- Randall Bartlett
Économiste en chef adjoint
Le flou entourant le budget risque d’éroder la crédibilité financière du gouvernement fédéral
La semaine dernière, le nouveau premier ministre canadien a annoncé qu’il n’y aurait pas de budget 2025 avant l’automne. Cette affirmation faisait suite à des messages contradictoires du ministre des Finances quant à savoir s’il s’agirait d’un budget complet ou seulement d’une mise à jour de mi-année. Ce sera la première fois qu’on ne dépose pas de budget printanier au Canada depuis au moins 1968, exception faite de l’après-11 septembre et de la pandémie. Et même dans ces situations, un budget d’urgence avait été adopté soit avant (le « budget de sécurité » de décembre 2001), soit peu après (le Portrait économique et budgétaire de juillet 2020).
La décision du gouvernement du Canada de ne pas publier de budget au printemps est étonnante compte tenu de l’ampleur des engagements électoraux. La plateforme électorale de 2025 du Parti libéral du Canada contenait plus de 100 nouvelles mesures totalisant environ 130 G$ en nouvelles dépenses et en réductions d’impôt. Au-delà des 20 G$ générés par les tarifs de représailles, les nouveaux revenus et nouvelles économies ont été estimés à seulement 32 G$ et proviennent d’une « augmentation des sanctions et des amendes » ainsi que d’« économies engendrées par l’augmentation de la productivité du gouvernement » – des éléments plutôt vagues. Et même si ces revenus se concrétisaient, les déficits fédéraux resteraient plus importants d’environ 20 G$ par année en moyenne au cours des quatre prochaines années par rapport aux prévisions publiées dans l’Énoncé économique de l’automne 2024 (graphique 1).

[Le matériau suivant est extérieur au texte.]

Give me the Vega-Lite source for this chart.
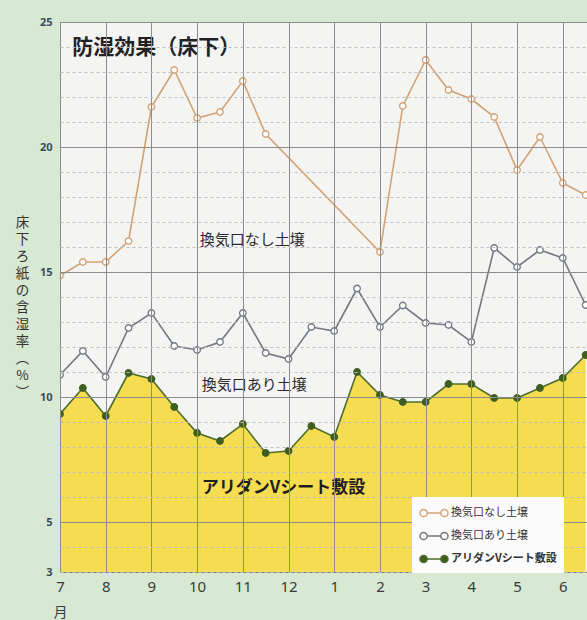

Avec ces hypothèses optimistes, le ratio de la dette au PIB est appelé à grimper (graphique 2). Par ailleurs, la performance de l’économie canadienne pourrait très bien être moindre que dans les perspectives économiques du Directeur parlementaire du budget utilisées pour chiffrer la plateforme électorale, puisque les risques sont fortement orientés à la baisse (voir nos Prévisions économiques et financières Lien externe au site. de mai 2025 publiées hier). Le déficit de l’exercice 2024‑2025 devrait également être plus important que prévu pendant les élections de 2025. Ainsi, si le gouvernement fédéral met en œuvre sa plateforme électorale, le ratio de la dette au PIB pourrait aisément augmenter davantage que ce qui est prévu actuellement.
Les plateformes électorales fédérales contenaient des prévisions de déficit, mais pas de projections de la dette. Ainsi, les Canadiens et les Canadiennes sont dans l’incertitude quant aux conséquences de l’explosion des déficits sur l’encours de la dette, dont le coût sera assumé par les contribuables d’aujourd’hui et de demain. Et sans la publication d’une stratégie de gestion de la dette, les marchés ne peuvent qu’essayer de deviner la valeur et les échéances des titres que le gouvernement fédéral émettra au cours de l’exercice 2025‑2026. Selon notre analyse, les émissions brutes estimatives pour l’exercice en cours seraient bien supérieures à 600 G$, mais personne ne le sait avec certitude (graphique 3).
Le retard dans la publication d’un plan budgétaire complet introduit une certaine opacité, à un moment où les marchés mondiaux sont susceptibles de scruter les bilans des États. Le gouvernement du Canada risque donc de voir sa cote de crédit révisée à la baisse. L’agence de notation Fitch a soulevé cette préoccupation avant même l’annonce qu’il n’y aurait pas de budget ce printemps. Cela fait suite à la décote de la dette américaine par Moody’s à la fin de la semaine dernière.
Le précédent gouvernement fédéral a souvent été critiqué, à juste titre, pour avoir régulièrement raté ses « cibles budgétaires ». Mais le gouvernement actuel ne sent apparemment pas le besoin de publier des prévisions de déficit et de dette en temps opportun, encore moins des cibles budgétaires. Cette situation est inquiétante. D’autant plus que le gouvernement fédéral envisage d’adopter une loi qui réduira les impôts et augmentera les dépenses sans donner aux parlementaires et à la population une idée de ce que ces choix signifient pour le solde budgétaire.
Le Canada se trouve à un moment unique de son histoire, où des menaces économiques exceptionnelles provenant du sud de la frontière appellent des mesures exceptionnelles – mais aussi une transparence et une reddition de comptes exceptionnelles. Le report du budget de 2025 à l’automne ne va pas dans ce sens. Et c’est la crédibilité financière du gouvernement du Canada, si durement acquise, qui pourrait être en jeu.